Nem todas as noites podemos assistir à comunhão tão clara entre a raiva vinda de um dos paraísos social-democratas nórdicos e a revolta saída dum território que transpira destruição e ódio por todos os poros. Se os suecos Age Of Woe são parte das vozes desafinadas do coro que fazem questão de lembrar que nem tudo é tão maravilhoso assim no seu país modelo, os israhellitas Kids Insane expressam nas letras o que é viver num meio dominado pelo medo quotidiano e entregue a políticos que vêem na criação de um terror ainda maior a solução para os “seus” problemas internos. Crescer num país em que o serviço militar é obrigatório para defender uma “causa” e uma “bandeira” em que não se acredita, entrar num autocarro e saber que é uma possibilidade explodir juntamente com ele e, contra tudo e contra todos, insistir em mandar à merda os poderosos a quem todos pedem protecção e que insistem em “procurar a Paz” destruindo vidas alheias, é um cocktail explosivo como poucos. Os Kids Insane chamam-lhe uma bomba-relógio e cantam sentados em cima dela. Não foi só o futuro que se apagou, é também o presente que está vazio. E dificilmente haveria melhor som do que o punk/hardcore para cuspir tanta revolta. No entanto, apesar da clareza com que a expressam, os Kids Insane têm um som bastante aprumadinho, bem ao jeito de algumas bandas de hardcore agressivo mas melódico que têm saído dos EUA nos últimos anos. Em palco revelam uma coesão notável. E tudo sem prejuízo para a fúria que nos atiram à cara sob o comando do frenético vocalista Corey. As apresentações fizeram-se com “Frustrated”, mas foi com “Story of a Lonely Street”, com o vocalista a berrar na solarenga Lisboa “the sun is shining but not for us”, que a timidez do público desapareceu e o pit finalmente explodiu. Apesar dos poucos presentes, a energia e entrega da banda ainda contribuíram para que se levantasse algum pó do chão de cimento em frente ao palco e, no fim, o público ficou a pedir mais. O concerto da noite.

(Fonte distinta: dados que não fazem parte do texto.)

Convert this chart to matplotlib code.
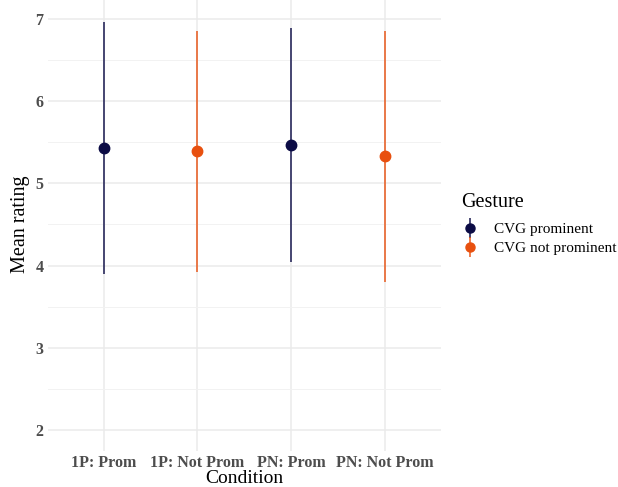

A última banda a tocar foram os Age Of Woe, navegantes de outros mares sonoros bem mais pesados e sujos. Foi a eles que ficou entregue a tarefa de incentivar headbangs e dobrar as espinhas dos presentes e cumpriram-na com rigor. Entre as arrancadas do hardcore e uns riffs que se passeiam entre o doom e mesmo o death ou thrash, tudo bem embebido na imundice de alguns momentos crust, foi com os suecos que a potência decibélica atingiu os patamares mais elevados. E a fúria trazida pelos Kids Insane momentos antes ganhou nova forma em palco. Tudo sem afectar a elegância patente em estúdio com que fundem diferentes estilos ou a fluídez com imprimem mudanças rítmicas. O registo mais recente da banda, “Inhumanform”, ocupou a maior parte do set, apresentando temas como “The Kings of Thieves”, “Black Rain” e, a terminar o concerto, “A Rite of Passage”. “Born of Fire”, do split 7’’ com 100 Years, também não podia deixar de marcar presença. Sublinhe-se, porém, que a banda, sem deixar de dar tudo, parecia algo desconfortável em alguns momentos, talvez compreensivelmente por sentirem não estar no seu ambiente ideal.Barroselas, onde tocam hoje, parece, sem dúvida, um local bem mais propício.

Antes de tudo isto, a abrir a noite, estiveram os Officer Dick e, em seguida, os Shitmouth. Os primeiros foram das coisas mais podres que vi em muito tempo, o que é dizer que é daquelas bandas que são tão más que se tornam interessantes. Sem dúvida com a atitude mais “que se foda” de todos os presentes, metade do concerto foi gasto em falsas partidas por causa dos pregos com que iniciavam as músicas. Apenas o baterista, que parecia levar-se a sério, parecia destoar da atitude descontraída e divertida da banda. Deu para aquecer e chamar a atenção. Os Shitmouth já dispensam apresentações e mostraram, mais uma vez, por que é que são das melhores bandas do seu estilo em Portugal actualmente. Descrevem-se como banda de punk/hardcore dos anos 80 e expressam-no como poucos, parecendo, em alguns momentos, ter vindo direitinhos da Washington D.C. do ínicio dessa década. Com o vocalista Borges vestido de freira e dotado de uns pulmões quase tão grandes quanto o Parque Florestal de Monsanto, desde o momento em que arrancaram até ao final fizeram do público um saco de boxe a quem não deram sequer tempo para respirar. Bastante impressionante. Só temos a agradecer a descarga de adrenalina que tanto tem faltado por estes terrenos musicais.